*STATED GOAL*. Search the listing below for "chart". Copy each matching line.

*SUPPLIED DATA*.

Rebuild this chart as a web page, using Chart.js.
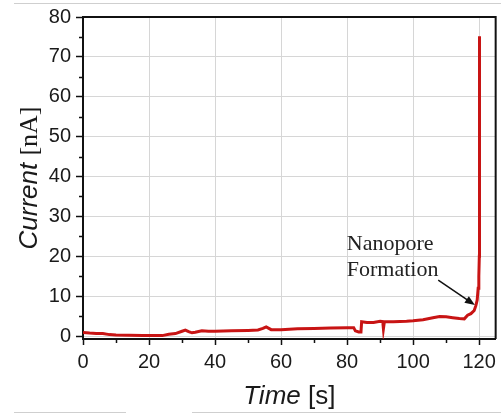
--
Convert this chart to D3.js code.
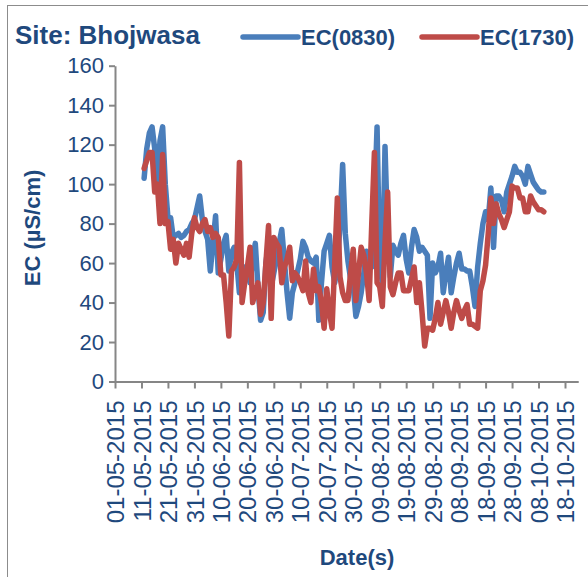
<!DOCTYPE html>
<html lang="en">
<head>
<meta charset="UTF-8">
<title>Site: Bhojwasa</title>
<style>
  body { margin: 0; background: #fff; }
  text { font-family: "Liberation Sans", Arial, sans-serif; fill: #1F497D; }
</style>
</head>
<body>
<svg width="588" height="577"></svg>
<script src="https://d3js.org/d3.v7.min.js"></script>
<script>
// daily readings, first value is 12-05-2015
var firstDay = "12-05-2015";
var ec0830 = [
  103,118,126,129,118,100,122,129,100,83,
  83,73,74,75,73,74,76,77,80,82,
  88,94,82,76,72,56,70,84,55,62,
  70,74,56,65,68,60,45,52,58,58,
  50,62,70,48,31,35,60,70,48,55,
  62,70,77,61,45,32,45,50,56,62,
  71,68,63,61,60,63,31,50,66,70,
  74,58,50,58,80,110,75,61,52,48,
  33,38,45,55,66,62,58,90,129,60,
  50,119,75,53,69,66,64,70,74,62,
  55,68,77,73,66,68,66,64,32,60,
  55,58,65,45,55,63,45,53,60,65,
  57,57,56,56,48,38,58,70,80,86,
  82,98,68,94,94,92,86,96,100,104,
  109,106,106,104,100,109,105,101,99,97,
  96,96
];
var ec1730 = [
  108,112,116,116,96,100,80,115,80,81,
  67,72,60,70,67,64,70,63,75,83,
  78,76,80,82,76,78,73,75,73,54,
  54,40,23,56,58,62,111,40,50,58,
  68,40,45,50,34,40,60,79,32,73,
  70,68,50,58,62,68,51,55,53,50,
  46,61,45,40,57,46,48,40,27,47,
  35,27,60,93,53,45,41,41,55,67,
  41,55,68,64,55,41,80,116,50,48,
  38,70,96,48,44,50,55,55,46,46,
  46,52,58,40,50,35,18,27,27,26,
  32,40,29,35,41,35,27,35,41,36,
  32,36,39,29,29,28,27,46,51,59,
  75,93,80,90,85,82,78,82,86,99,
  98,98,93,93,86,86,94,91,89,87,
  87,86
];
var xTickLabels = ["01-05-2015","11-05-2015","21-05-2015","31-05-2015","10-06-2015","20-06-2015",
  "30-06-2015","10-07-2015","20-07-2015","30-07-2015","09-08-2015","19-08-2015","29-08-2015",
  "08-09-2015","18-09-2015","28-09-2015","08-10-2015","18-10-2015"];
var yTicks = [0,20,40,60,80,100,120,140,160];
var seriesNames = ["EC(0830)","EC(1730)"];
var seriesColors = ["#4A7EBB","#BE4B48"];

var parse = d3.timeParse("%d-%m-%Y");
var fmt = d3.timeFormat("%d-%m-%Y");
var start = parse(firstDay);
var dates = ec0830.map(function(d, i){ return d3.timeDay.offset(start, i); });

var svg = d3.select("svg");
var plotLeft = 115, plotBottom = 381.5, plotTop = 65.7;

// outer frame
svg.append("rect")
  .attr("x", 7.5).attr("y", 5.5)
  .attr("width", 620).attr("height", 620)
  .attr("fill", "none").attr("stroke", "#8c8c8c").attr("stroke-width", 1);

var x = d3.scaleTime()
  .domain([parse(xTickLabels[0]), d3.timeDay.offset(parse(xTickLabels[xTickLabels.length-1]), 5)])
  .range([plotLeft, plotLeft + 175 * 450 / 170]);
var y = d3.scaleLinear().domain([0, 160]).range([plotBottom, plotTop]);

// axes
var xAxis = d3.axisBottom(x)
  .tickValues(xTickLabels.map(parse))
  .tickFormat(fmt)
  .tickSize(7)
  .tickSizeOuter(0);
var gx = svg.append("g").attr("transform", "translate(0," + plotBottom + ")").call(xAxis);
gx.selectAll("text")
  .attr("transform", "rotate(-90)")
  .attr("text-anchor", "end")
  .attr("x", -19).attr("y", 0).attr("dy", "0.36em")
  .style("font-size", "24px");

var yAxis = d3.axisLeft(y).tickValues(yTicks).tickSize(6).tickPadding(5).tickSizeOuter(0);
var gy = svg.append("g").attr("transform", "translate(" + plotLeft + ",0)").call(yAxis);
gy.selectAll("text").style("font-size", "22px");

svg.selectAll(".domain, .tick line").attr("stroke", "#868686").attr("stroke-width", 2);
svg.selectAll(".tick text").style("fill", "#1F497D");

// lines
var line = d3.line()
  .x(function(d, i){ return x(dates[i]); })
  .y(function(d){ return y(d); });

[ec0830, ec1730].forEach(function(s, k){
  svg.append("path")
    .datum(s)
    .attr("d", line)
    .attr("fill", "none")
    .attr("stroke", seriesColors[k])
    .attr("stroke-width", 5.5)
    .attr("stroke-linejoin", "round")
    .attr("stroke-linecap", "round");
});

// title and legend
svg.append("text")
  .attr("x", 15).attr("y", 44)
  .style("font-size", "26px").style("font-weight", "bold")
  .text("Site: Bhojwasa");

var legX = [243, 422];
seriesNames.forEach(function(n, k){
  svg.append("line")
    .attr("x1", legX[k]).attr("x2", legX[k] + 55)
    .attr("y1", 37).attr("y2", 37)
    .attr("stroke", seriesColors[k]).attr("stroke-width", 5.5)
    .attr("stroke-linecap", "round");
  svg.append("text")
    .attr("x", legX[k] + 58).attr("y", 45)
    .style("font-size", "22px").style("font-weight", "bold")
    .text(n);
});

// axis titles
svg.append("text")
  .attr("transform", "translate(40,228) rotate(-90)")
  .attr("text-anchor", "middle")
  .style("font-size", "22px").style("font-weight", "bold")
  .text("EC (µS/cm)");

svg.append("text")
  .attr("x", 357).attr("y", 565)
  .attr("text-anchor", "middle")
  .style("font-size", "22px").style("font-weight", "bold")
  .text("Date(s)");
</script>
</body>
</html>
--
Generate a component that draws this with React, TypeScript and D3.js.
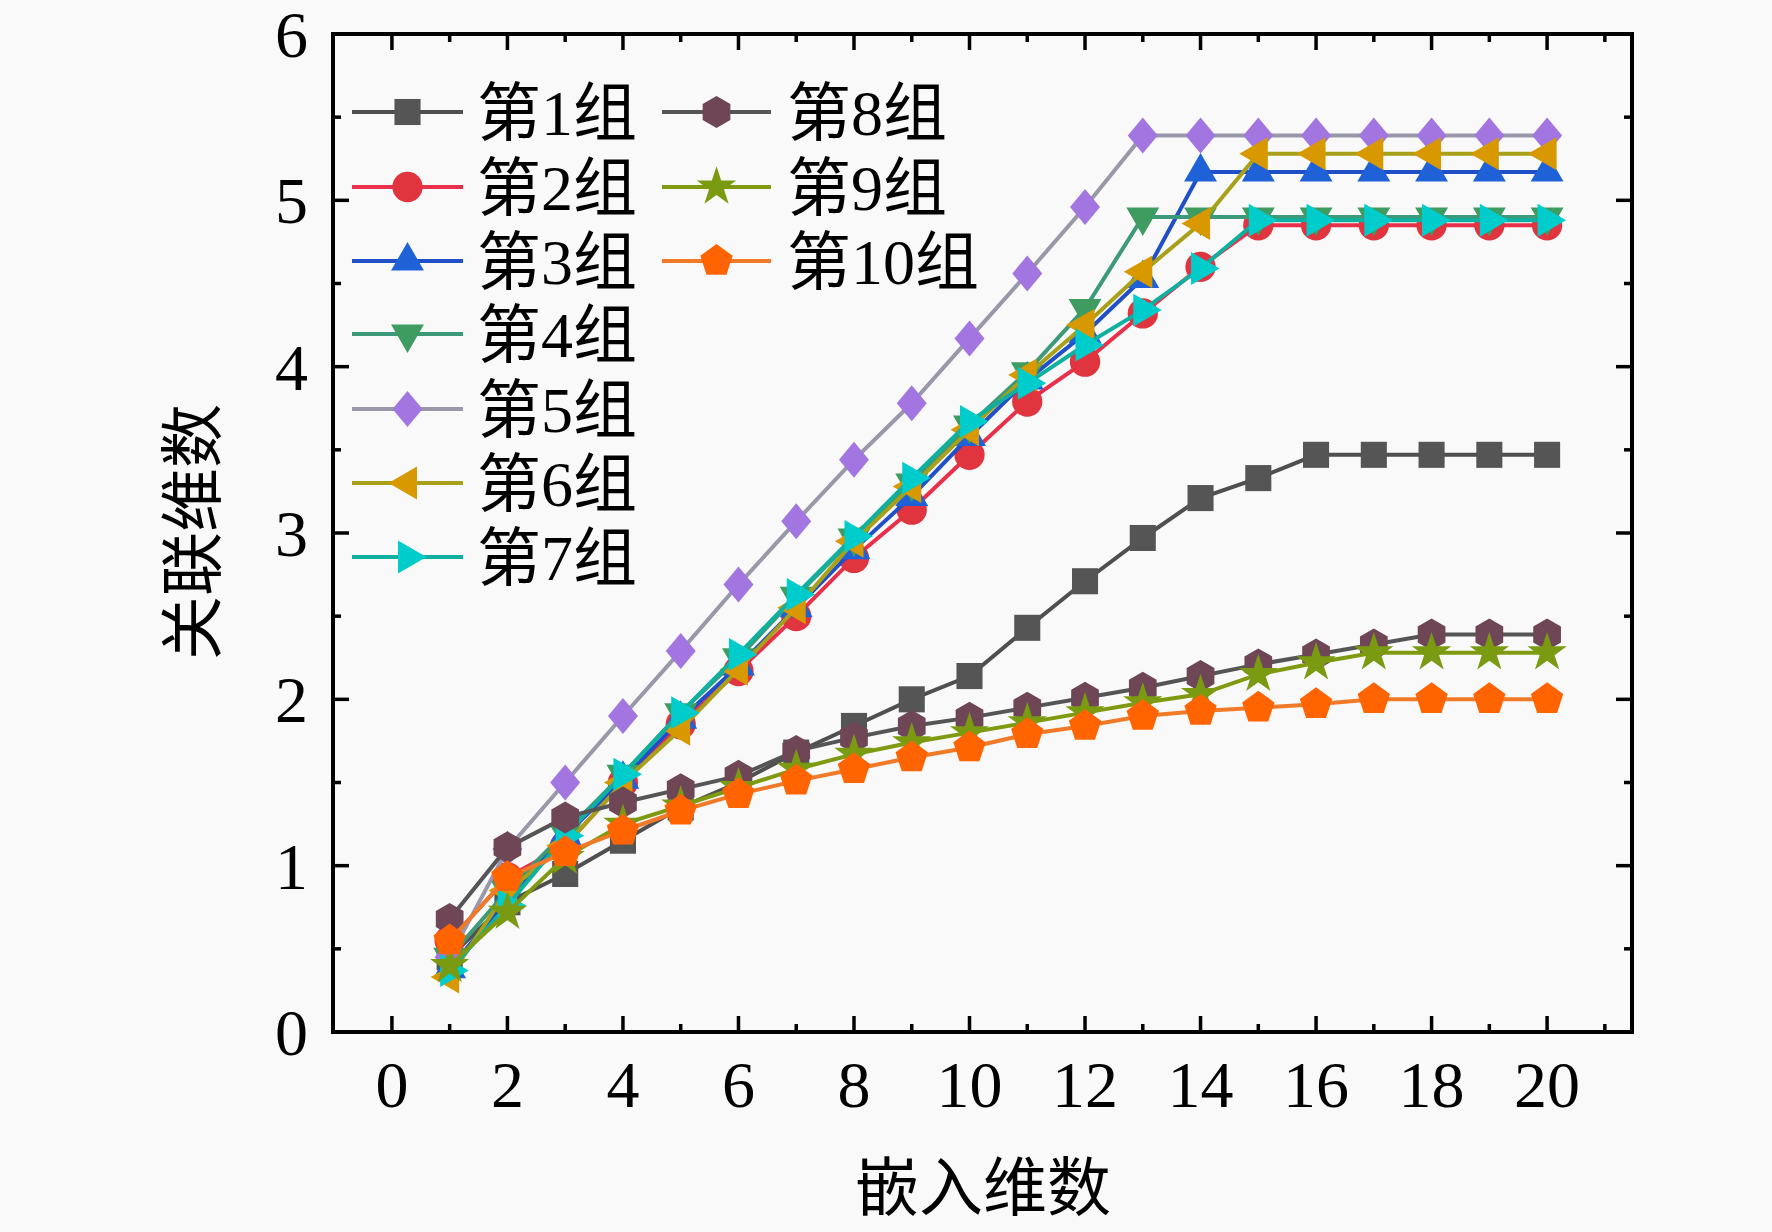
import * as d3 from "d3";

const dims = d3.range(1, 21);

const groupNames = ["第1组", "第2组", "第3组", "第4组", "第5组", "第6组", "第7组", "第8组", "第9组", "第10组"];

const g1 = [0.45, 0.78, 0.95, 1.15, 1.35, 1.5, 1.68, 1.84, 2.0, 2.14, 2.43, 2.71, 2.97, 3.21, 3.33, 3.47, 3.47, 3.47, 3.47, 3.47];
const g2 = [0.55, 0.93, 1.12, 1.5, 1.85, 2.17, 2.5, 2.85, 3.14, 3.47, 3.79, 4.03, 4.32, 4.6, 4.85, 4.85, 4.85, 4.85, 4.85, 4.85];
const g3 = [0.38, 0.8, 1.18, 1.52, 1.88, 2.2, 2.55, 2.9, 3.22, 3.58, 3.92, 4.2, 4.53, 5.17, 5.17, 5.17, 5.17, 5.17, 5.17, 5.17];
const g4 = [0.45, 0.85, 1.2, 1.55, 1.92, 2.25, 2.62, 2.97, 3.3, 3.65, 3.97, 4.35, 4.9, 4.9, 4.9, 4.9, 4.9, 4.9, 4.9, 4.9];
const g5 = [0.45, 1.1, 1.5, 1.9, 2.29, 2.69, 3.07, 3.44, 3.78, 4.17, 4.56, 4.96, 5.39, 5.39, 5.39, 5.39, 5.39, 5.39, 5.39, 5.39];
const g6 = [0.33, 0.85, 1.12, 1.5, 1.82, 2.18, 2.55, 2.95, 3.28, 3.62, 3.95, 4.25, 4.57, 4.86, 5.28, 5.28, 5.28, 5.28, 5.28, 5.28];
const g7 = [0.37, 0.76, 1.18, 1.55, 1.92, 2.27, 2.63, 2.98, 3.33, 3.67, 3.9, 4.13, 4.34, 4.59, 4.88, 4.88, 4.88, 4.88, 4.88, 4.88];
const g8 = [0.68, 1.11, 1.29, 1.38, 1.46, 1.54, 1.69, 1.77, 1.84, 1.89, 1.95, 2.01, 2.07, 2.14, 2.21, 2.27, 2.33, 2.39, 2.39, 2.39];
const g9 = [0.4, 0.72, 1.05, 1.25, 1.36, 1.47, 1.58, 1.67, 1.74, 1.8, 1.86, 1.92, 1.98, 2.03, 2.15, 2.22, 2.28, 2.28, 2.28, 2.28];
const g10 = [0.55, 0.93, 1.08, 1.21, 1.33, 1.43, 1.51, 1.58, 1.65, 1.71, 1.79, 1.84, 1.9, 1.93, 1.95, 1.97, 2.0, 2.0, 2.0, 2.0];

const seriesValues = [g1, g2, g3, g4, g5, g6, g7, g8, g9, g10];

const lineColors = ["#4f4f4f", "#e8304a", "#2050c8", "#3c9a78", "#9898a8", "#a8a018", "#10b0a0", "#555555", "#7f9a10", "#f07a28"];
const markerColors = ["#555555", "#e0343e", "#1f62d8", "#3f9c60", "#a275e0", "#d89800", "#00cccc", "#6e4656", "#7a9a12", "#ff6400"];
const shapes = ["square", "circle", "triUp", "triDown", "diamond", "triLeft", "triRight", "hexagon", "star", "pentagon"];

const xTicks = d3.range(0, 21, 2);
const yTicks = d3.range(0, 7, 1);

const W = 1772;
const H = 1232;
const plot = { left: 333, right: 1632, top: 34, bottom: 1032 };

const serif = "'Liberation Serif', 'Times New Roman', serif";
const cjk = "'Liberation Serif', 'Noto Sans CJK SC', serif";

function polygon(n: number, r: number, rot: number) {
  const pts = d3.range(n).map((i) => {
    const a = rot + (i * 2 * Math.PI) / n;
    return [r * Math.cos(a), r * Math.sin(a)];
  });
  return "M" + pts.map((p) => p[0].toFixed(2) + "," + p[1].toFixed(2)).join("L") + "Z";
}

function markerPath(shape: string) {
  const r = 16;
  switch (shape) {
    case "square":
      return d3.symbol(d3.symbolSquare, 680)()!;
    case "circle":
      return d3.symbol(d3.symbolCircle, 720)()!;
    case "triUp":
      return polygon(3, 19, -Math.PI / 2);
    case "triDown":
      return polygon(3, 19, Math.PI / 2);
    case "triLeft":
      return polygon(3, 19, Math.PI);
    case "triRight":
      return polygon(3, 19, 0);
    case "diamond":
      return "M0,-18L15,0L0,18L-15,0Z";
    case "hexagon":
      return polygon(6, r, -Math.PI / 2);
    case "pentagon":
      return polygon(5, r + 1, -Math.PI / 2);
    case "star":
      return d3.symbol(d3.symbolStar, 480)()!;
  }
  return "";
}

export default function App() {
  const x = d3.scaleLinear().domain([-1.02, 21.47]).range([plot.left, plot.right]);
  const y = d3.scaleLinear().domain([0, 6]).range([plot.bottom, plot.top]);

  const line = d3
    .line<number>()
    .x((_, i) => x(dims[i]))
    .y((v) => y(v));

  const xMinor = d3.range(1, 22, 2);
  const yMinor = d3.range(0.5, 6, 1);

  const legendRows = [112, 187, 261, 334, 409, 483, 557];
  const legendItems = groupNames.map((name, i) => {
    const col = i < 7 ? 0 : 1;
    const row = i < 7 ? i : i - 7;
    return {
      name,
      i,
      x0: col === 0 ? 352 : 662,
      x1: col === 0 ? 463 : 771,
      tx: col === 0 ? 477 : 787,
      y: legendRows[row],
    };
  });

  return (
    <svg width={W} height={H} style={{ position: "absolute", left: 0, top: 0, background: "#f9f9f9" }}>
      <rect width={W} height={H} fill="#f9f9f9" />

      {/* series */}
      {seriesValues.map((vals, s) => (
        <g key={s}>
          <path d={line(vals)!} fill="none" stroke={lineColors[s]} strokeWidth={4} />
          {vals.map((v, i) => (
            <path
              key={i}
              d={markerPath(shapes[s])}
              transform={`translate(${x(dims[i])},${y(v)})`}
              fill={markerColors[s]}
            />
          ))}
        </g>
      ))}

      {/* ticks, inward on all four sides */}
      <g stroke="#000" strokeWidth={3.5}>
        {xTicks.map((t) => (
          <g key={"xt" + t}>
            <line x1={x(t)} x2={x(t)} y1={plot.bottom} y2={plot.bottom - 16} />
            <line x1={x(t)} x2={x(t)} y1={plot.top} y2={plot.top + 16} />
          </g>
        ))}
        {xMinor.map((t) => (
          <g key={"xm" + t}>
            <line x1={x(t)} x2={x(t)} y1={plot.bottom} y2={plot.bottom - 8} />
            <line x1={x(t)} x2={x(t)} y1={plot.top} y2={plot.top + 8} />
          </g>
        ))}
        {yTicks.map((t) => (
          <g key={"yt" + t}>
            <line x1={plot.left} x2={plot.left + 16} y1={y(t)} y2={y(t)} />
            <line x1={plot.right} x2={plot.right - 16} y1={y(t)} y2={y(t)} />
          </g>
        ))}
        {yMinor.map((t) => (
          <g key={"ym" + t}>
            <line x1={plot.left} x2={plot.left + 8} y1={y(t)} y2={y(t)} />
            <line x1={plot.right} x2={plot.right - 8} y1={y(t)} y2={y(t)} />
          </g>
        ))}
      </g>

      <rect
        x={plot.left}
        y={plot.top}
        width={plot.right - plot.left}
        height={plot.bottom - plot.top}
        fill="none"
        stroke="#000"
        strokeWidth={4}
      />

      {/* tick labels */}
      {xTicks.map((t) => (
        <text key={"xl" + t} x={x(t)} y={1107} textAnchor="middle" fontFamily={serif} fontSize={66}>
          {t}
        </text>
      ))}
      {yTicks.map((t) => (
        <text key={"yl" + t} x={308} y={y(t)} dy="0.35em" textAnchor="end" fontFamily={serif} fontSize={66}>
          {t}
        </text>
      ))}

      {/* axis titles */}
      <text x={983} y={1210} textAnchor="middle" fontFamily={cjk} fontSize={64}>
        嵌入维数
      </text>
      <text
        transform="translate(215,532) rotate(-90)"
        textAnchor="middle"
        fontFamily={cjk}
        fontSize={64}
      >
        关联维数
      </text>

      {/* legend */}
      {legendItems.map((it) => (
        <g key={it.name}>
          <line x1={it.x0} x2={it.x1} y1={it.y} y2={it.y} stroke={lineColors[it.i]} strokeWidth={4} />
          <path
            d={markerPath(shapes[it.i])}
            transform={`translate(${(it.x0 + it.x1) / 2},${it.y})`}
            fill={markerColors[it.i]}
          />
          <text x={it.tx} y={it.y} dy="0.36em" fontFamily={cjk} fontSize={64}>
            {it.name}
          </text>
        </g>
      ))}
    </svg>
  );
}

*WRITTEN RESPONSE*.
Rebuild this chart as a web page, using Chart.js.
Convert this chart to D3.js code.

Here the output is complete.